TASK TO COMPLETE: Looking at the listing beneath, work out how many lines hold "page" and report only that figure.

DATA RECORDS:
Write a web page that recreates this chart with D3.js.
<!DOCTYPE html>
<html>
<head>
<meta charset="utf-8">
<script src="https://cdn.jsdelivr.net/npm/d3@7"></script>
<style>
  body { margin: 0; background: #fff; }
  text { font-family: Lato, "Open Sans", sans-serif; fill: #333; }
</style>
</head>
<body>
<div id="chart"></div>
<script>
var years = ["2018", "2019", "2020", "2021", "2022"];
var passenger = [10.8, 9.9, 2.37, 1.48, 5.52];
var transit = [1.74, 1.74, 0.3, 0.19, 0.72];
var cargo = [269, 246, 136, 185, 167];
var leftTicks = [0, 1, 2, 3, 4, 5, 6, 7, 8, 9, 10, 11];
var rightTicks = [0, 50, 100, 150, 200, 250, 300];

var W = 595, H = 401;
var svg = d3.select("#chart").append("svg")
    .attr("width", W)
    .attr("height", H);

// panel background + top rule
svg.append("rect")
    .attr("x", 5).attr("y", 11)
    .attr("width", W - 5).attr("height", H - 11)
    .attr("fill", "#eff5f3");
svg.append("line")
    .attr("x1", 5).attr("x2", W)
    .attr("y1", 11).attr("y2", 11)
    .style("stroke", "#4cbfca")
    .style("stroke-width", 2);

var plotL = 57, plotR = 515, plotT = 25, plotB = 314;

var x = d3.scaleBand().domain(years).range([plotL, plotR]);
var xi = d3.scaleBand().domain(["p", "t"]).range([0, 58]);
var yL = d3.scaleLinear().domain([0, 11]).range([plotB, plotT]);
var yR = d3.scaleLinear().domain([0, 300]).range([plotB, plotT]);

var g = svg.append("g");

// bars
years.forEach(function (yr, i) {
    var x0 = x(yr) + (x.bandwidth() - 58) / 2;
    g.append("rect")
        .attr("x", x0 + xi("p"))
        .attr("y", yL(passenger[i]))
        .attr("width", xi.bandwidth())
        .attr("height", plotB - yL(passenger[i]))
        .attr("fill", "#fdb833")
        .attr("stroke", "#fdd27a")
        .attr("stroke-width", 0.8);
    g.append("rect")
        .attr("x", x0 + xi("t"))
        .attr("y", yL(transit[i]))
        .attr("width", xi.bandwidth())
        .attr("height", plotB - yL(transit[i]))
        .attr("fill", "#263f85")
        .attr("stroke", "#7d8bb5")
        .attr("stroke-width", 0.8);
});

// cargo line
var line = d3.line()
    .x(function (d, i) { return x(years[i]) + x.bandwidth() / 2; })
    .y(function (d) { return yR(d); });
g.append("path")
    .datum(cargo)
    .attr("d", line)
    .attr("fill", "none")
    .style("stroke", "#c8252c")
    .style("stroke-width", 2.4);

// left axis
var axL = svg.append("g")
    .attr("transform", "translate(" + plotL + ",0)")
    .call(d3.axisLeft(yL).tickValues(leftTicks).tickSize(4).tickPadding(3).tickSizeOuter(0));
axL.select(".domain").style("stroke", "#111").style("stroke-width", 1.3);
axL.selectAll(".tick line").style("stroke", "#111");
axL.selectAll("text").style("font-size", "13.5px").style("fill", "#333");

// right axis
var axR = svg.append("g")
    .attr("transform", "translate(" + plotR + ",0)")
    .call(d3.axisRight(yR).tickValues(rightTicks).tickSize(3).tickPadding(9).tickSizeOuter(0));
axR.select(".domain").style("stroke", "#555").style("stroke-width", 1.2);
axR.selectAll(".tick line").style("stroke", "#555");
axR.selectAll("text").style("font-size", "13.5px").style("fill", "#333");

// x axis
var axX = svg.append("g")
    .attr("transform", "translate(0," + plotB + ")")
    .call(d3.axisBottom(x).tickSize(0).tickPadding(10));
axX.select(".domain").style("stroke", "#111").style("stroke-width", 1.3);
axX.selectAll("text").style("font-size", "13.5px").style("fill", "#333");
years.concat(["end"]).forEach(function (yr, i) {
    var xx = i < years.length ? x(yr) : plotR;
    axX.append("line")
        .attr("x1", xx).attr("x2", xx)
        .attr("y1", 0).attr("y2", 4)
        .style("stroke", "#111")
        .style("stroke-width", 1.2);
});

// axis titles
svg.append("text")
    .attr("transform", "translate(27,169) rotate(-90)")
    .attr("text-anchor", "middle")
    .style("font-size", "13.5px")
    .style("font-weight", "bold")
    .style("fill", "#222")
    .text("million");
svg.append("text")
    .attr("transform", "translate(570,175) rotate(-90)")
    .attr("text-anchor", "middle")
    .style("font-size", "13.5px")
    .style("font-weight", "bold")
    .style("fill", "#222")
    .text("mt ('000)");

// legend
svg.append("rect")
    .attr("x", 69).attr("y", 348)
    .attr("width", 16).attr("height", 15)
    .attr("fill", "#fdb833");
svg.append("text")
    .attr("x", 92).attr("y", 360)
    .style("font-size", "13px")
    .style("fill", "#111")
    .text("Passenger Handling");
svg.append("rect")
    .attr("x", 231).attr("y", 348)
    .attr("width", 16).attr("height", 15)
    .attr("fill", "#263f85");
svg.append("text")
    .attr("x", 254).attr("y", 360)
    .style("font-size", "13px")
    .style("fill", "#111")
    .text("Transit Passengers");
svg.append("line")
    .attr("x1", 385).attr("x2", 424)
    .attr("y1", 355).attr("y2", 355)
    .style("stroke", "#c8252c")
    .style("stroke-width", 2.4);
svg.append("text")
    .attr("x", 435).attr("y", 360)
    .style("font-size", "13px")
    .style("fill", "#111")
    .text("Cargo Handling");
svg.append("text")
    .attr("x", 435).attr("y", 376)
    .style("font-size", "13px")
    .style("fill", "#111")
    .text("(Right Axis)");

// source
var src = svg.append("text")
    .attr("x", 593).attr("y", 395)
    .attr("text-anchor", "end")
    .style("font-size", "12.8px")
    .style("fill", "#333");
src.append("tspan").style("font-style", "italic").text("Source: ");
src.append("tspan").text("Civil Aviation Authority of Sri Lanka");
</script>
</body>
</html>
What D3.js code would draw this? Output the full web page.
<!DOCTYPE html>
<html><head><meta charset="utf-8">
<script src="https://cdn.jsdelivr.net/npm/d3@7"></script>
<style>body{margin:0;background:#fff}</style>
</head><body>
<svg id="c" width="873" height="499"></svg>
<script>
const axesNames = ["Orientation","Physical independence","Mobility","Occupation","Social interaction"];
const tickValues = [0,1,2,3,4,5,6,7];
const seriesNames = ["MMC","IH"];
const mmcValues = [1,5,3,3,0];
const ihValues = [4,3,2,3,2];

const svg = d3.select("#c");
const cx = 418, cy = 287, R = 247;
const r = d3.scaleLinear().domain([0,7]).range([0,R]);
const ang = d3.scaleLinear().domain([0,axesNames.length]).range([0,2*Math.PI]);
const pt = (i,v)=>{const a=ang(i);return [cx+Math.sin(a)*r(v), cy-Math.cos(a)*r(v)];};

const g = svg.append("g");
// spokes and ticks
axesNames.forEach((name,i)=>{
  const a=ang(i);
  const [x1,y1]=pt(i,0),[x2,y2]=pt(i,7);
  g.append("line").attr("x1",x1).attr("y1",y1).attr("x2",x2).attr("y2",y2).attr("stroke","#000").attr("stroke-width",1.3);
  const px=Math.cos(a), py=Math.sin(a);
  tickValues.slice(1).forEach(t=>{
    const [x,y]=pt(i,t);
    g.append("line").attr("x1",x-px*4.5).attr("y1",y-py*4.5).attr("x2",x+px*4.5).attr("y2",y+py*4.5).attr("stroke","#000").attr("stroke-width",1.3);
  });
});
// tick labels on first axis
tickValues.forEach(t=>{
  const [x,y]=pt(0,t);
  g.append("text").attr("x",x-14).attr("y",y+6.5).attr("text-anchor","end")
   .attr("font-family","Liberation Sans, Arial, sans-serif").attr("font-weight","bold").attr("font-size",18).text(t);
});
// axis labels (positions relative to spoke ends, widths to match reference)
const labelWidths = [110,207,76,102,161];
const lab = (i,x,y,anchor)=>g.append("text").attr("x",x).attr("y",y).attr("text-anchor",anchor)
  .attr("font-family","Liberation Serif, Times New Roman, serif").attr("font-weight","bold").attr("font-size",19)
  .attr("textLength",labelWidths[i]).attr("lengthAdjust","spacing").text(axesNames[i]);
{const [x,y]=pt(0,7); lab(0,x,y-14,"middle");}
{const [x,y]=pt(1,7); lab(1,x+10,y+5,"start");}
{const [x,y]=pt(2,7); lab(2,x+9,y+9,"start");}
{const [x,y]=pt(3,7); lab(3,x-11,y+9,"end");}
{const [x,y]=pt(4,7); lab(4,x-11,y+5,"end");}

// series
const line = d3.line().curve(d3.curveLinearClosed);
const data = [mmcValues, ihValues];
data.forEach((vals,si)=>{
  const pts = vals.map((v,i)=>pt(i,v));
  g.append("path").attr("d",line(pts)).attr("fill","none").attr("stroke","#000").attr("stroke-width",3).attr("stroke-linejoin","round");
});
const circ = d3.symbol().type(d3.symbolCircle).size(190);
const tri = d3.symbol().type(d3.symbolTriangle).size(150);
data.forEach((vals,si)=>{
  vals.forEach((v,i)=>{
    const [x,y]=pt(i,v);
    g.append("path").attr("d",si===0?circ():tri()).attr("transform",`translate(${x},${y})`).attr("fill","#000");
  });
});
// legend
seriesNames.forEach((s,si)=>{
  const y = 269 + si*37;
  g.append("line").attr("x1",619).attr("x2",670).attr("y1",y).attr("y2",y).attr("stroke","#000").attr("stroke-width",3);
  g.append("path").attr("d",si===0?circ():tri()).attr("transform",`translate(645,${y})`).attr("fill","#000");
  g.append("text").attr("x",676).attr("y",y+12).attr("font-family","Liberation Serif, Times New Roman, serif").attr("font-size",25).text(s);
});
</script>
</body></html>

THE SOLUTION: 2